— start of Material for the task —

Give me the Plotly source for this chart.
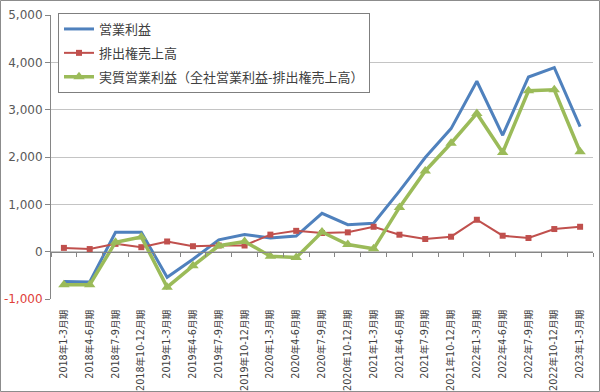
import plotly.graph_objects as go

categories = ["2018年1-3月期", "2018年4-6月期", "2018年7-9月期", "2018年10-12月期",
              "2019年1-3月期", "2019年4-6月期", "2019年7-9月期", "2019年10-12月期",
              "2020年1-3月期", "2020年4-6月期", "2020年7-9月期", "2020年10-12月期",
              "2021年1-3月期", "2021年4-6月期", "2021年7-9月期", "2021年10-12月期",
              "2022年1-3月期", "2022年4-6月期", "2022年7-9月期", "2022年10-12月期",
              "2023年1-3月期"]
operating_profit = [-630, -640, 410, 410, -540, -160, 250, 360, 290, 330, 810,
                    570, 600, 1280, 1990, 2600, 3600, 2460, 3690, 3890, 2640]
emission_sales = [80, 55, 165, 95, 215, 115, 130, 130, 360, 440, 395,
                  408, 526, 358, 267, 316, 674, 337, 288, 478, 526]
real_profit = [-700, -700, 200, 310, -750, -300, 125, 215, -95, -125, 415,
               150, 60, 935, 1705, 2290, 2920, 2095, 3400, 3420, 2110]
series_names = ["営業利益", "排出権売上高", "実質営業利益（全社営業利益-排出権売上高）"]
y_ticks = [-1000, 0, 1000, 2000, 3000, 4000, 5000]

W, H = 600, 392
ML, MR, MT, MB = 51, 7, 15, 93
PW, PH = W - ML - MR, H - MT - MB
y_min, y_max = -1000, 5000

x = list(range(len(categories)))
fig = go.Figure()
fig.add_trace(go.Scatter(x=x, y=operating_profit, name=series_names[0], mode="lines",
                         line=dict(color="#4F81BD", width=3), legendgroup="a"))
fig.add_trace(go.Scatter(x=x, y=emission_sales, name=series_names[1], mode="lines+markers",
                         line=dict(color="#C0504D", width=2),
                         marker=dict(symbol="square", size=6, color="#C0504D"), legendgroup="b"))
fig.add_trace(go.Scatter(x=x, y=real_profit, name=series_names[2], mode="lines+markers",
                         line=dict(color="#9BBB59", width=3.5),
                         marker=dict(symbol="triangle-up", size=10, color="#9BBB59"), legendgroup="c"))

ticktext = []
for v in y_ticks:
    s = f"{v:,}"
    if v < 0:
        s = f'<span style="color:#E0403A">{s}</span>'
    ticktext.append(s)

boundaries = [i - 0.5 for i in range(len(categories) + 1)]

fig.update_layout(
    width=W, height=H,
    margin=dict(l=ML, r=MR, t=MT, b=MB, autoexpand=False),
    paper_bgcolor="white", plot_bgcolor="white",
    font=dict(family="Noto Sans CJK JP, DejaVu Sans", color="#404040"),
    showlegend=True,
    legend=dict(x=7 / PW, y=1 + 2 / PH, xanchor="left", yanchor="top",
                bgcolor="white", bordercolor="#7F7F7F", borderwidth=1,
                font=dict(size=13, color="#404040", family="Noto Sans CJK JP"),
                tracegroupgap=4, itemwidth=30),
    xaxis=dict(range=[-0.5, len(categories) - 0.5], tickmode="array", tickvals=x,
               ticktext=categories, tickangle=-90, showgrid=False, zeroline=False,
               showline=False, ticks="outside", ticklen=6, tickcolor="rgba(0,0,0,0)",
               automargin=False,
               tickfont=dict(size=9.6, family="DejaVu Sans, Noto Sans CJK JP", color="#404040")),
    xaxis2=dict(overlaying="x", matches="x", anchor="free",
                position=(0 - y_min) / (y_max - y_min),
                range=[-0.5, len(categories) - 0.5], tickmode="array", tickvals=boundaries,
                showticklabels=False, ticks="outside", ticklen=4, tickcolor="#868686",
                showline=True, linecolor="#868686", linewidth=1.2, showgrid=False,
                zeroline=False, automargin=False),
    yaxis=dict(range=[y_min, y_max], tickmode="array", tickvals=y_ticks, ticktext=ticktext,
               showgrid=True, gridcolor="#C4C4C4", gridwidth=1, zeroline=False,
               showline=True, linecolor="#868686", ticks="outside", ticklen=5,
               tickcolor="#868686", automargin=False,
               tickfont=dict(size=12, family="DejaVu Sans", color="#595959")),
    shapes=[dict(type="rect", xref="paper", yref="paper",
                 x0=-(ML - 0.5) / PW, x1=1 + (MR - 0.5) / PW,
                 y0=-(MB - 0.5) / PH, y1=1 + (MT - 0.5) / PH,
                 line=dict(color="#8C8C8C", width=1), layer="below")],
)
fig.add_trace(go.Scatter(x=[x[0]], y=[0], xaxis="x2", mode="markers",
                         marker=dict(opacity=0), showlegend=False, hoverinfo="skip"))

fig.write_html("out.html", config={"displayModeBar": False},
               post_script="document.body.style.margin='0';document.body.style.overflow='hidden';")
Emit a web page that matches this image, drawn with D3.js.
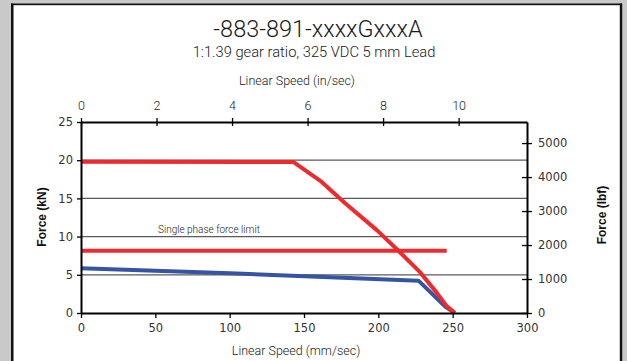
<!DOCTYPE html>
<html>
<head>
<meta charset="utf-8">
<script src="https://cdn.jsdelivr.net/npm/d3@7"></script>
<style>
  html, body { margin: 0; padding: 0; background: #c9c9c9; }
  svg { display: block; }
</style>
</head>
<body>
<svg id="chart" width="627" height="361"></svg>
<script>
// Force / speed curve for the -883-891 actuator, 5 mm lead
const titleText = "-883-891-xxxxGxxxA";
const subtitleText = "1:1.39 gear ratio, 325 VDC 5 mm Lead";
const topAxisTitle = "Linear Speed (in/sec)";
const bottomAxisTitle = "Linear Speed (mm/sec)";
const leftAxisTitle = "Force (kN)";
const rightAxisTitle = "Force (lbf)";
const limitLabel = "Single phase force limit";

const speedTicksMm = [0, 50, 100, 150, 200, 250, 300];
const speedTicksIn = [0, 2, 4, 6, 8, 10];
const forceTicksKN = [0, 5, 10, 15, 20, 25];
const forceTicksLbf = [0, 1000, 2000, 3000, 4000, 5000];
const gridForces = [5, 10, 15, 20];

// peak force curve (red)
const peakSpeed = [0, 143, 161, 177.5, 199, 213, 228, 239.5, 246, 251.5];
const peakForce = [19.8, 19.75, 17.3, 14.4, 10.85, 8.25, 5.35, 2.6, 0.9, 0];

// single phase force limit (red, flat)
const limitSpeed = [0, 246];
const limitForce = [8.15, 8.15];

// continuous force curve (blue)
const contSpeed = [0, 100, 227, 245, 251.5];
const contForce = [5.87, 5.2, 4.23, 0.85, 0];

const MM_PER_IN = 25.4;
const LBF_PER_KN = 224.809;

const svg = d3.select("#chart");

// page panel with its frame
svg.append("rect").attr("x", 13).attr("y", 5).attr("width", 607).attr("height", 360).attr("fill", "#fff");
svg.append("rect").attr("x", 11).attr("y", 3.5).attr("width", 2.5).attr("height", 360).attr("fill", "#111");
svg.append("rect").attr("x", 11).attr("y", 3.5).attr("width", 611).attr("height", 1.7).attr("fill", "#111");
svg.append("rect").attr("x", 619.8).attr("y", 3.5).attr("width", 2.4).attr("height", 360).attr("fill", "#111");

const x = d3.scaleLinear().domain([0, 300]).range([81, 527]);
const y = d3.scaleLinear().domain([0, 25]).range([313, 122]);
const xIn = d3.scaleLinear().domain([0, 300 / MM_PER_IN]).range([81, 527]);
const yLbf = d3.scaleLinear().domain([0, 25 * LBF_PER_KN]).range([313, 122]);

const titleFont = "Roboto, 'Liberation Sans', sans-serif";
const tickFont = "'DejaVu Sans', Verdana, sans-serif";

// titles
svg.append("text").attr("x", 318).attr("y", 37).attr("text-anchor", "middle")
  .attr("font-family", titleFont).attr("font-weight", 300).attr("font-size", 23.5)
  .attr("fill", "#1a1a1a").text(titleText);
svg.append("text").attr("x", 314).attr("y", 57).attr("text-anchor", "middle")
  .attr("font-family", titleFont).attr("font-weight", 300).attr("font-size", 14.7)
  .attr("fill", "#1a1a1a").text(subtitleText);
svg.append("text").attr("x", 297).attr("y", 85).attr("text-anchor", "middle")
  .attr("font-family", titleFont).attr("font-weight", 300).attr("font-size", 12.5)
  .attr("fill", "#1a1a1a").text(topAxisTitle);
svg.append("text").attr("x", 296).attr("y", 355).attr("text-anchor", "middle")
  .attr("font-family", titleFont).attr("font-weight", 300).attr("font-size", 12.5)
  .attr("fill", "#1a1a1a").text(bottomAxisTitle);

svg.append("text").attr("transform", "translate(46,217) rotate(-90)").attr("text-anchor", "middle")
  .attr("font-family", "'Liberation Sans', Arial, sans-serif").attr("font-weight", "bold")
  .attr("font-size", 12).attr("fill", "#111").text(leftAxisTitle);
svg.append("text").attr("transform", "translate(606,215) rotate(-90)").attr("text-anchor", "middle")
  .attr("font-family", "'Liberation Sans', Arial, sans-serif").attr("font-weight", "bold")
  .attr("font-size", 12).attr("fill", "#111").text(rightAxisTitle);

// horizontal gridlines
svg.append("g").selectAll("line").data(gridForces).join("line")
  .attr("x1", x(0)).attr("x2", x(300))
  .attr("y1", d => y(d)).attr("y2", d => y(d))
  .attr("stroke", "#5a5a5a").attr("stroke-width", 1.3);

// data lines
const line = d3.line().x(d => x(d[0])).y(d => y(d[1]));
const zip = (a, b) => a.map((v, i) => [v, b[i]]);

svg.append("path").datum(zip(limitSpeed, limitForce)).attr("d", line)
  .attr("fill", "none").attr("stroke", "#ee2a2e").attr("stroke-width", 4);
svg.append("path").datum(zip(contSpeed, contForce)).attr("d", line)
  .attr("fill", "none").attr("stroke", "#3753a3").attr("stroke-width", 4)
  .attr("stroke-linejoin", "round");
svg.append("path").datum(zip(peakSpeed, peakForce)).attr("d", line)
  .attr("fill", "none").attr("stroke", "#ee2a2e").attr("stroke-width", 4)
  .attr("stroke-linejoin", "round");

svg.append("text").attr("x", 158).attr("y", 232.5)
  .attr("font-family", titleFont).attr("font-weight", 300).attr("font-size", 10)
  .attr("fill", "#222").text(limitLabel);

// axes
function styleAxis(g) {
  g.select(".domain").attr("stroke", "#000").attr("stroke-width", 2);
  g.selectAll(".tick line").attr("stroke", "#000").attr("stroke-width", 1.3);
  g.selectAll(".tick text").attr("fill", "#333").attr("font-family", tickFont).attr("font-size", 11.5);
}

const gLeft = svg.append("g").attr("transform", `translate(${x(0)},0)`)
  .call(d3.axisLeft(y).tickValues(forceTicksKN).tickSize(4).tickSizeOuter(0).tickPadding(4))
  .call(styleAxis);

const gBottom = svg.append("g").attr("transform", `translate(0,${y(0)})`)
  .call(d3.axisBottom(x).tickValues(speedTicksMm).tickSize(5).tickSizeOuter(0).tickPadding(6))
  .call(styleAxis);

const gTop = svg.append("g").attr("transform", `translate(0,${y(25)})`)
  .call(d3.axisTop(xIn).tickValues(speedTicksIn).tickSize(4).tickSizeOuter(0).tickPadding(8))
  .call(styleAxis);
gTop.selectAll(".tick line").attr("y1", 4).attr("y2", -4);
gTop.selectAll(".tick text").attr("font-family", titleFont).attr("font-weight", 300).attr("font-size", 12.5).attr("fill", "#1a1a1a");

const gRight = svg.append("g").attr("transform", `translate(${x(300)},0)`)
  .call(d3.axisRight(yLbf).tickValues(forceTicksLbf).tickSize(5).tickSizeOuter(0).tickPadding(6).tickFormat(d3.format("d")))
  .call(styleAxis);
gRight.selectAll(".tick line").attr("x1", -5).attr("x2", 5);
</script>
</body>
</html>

— end of Material for the task —

▸ **Short task**
Go through the material above and count the lines that contain "with"; give that number alone.

▸ **Finished exercise**
2